- _MATERIALS PROVIDED_
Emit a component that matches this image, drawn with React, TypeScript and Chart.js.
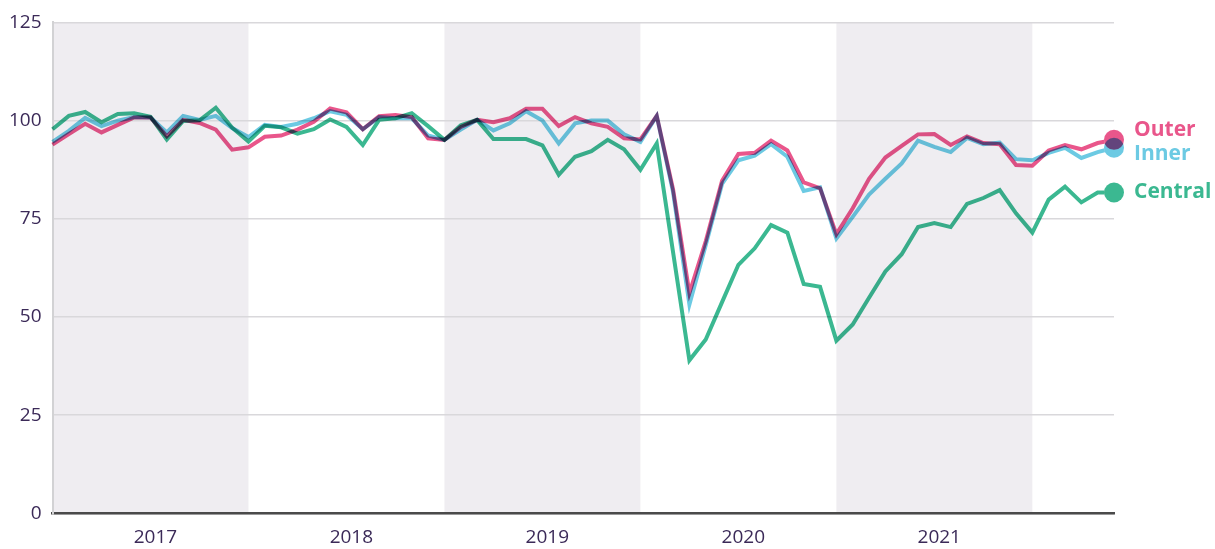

* * *

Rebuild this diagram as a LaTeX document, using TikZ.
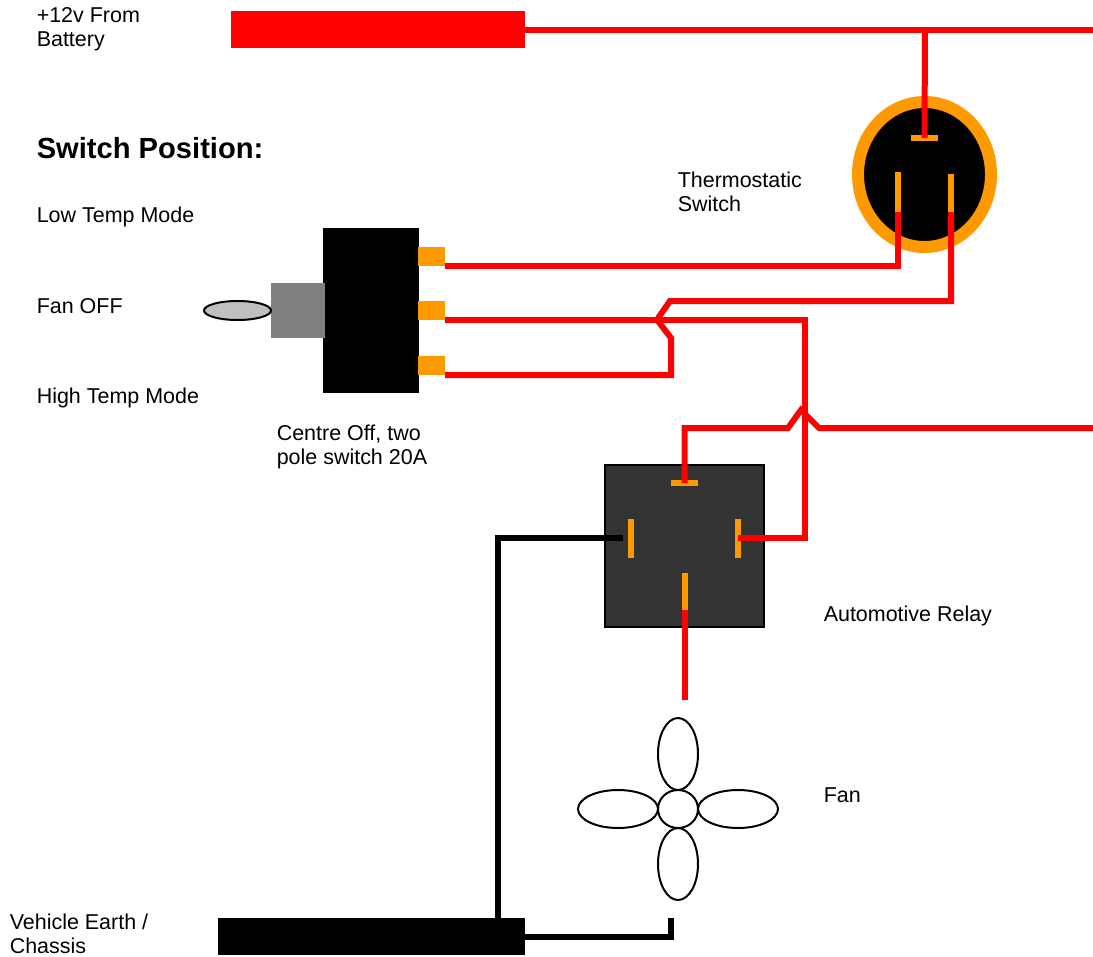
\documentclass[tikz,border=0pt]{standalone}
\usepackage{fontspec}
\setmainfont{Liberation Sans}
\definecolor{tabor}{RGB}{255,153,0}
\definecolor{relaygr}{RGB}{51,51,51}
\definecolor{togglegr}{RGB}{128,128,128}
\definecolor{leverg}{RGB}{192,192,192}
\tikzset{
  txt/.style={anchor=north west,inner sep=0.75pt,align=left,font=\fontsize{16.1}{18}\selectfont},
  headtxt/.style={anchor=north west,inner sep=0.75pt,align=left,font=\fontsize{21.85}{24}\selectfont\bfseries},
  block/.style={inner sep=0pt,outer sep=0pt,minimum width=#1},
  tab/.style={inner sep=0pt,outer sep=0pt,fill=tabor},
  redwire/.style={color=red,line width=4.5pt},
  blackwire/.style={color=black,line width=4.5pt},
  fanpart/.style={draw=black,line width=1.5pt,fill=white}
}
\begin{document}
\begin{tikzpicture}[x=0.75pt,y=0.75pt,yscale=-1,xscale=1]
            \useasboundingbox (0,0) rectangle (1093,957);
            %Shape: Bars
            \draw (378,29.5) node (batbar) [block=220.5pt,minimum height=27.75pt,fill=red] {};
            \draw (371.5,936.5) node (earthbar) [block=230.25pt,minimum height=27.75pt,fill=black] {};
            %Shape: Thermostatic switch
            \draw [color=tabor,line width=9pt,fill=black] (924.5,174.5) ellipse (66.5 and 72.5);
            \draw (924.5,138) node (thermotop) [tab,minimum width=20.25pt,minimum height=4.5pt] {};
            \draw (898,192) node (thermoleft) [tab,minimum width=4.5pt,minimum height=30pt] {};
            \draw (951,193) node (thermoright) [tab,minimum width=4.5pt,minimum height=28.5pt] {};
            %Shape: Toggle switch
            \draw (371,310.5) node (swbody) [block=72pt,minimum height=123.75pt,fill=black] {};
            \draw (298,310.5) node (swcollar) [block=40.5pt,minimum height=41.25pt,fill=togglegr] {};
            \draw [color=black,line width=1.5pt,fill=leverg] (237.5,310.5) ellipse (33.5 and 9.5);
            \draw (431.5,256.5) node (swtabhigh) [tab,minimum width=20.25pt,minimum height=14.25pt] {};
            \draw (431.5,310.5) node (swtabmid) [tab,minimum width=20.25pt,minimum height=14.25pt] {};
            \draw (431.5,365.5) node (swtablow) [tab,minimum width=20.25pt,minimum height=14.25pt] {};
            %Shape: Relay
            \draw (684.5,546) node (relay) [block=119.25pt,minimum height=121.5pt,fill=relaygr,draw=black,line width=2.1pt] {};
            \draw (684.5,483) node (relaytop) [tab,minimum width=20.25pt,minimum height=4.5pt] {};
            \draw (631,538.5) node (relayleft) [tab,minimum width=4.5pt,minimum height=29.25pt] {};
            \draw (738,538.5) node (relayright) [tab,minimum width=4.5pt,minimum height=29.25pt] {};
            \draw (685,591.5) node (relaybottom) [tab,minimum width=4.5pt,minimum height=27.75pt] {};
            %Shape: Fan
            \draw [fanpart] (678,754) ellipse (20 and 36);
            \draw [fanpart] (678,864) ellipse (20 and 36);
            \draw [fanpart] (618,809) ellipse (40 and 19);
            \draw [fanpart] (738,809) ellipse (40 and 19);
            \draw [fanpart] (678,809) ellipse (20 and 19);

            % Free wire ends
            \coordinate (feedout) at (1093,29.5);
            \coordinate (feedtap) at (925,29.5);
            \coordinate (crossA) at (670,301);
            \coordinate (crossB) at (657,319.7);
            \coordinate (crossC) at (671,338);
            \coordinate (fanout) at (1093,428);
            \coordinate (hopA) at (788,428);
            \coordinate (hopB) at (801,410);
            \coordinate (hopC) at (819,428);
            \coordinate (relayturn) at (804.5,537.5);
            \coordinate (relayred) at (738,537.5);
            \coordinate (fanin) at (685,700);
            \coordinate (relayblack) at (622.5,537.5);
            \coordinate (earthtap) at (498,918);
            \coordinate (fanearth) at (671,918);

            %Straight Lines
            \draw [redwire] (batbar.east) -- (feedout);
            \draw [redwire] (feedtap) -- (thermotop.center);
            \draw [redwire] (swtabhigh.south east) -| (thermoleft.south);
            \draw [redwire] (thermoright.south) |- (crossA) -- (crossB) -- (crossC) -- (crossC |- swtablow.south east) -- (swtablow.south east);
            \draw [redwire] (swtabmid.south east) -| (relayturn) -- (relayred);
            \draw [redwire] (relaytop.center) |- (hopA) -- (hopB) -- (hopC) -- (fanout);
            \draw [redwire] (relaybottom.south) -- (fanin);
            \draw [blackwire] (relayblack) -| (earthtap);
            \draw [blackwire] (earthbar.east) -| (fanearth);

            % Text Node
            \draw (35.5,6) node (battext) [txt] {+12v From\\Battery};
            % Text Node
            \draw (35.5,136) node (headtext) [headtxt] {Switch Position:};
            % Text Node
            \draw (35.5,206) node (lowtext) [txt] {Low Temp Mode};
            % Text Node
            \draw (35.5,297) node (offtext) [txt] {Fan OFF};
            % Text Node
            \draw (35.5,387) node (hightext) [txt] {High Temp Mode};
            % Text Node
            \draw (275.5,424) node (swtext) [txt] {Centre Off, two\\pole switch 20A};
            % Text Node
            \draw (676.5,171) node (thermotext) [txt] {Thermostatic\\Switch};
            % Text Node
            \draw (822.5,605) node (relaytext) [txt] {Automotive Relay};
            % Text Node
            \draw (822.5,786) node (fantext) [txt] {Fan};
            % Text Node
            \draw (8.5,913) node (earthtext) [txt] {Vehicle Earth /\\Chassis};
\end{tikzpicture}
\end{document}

- _TASK BRIEF_
Gather each line holding the string "this".

- _WRITTEN ANSWER_
Emit a component that matches this image, drawn with React, TypeScript and Chart.js.
Rebuild this diagram as a LaTeX document, using TikZ.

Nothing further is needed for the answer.